I am trying to convert a file (csv.gz format) into parquet using streaming data frame. I have to use streaming data frames because the files compressed are ~700 MB in size. The job is run using a custom jar on AWS EMR. The source, destination and checkpoint locations are all on AWS S3. But as soon as I try to write to checkpoint the job fails with following error:
java.lang.IllegalArgumentException:
Wrong FS: s3://my-bucket-name/transformData/checkpoints/sourceName/fileType/metadata,
expected: hdfs://ip-<ip_address>.us-west-2.compute.internal:8020
There are other spark jobs running on the EMR cluster that read and write from and to S3 which run successfully (but they are not using spark streaming). So I do not think it is an issue with S3 file system access as suggested in this post. I also looked at this question but the answers do not help in my case.
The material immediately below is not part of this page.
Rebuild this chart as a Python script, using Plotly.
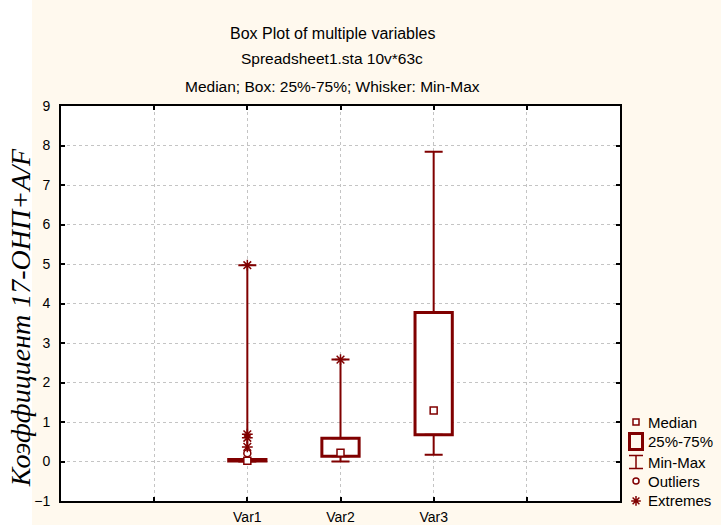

I am using Scala: 2.11.8 and Spark: 2.1.0. Following is the code I have so far
...
val spark = conf match {
case null =>
SparkSession
.builder()
.appName(this.getClass.toString)
.getOrCreate()
case _ =>
SparkSession
.builder()
.config(conf)
.getOrCreate()
}
// Read CSV file into structured streaming dataframe
val streamingDF = spark.readStream
.format("com.databricks.spark.csv")
.option("header", "true")
.option("delimiter","|")
.option("timestampFormat", "dd-MMM-yyyy HH:mm:ss")
.option("treatEmptyValuesAsNulls", "true")
.option("nullValue","")
.schema(schema)
.load(s"s3://my-bucket-name/rawData/sourceName/fileType/*/*/fileNamePrefix*")
.withColumn("event_date", "event_datetime".cast("date"))
.withColumn("event_year", year($"event_date"))
.withColumn("event_month", month($"event_date"))
// Write the results to Parquet
streamingDF.writeStream
.format("parquet")
.option("path", "s3://my-bucket-name/transformedData/sourceName/fileType/")
.option("compression", "gzip")
.option("checkpointLocation", "s3://my-bucket-name/transformedData/checkpoints/sourceName/fileType/")
.partitionBy("event_year", "event_month")
.trigger(ProcessingTime("900 seconds"))
.start()
I have also tried to use s3n:// instead of s3:// in the URI but that does not seem to have any effect.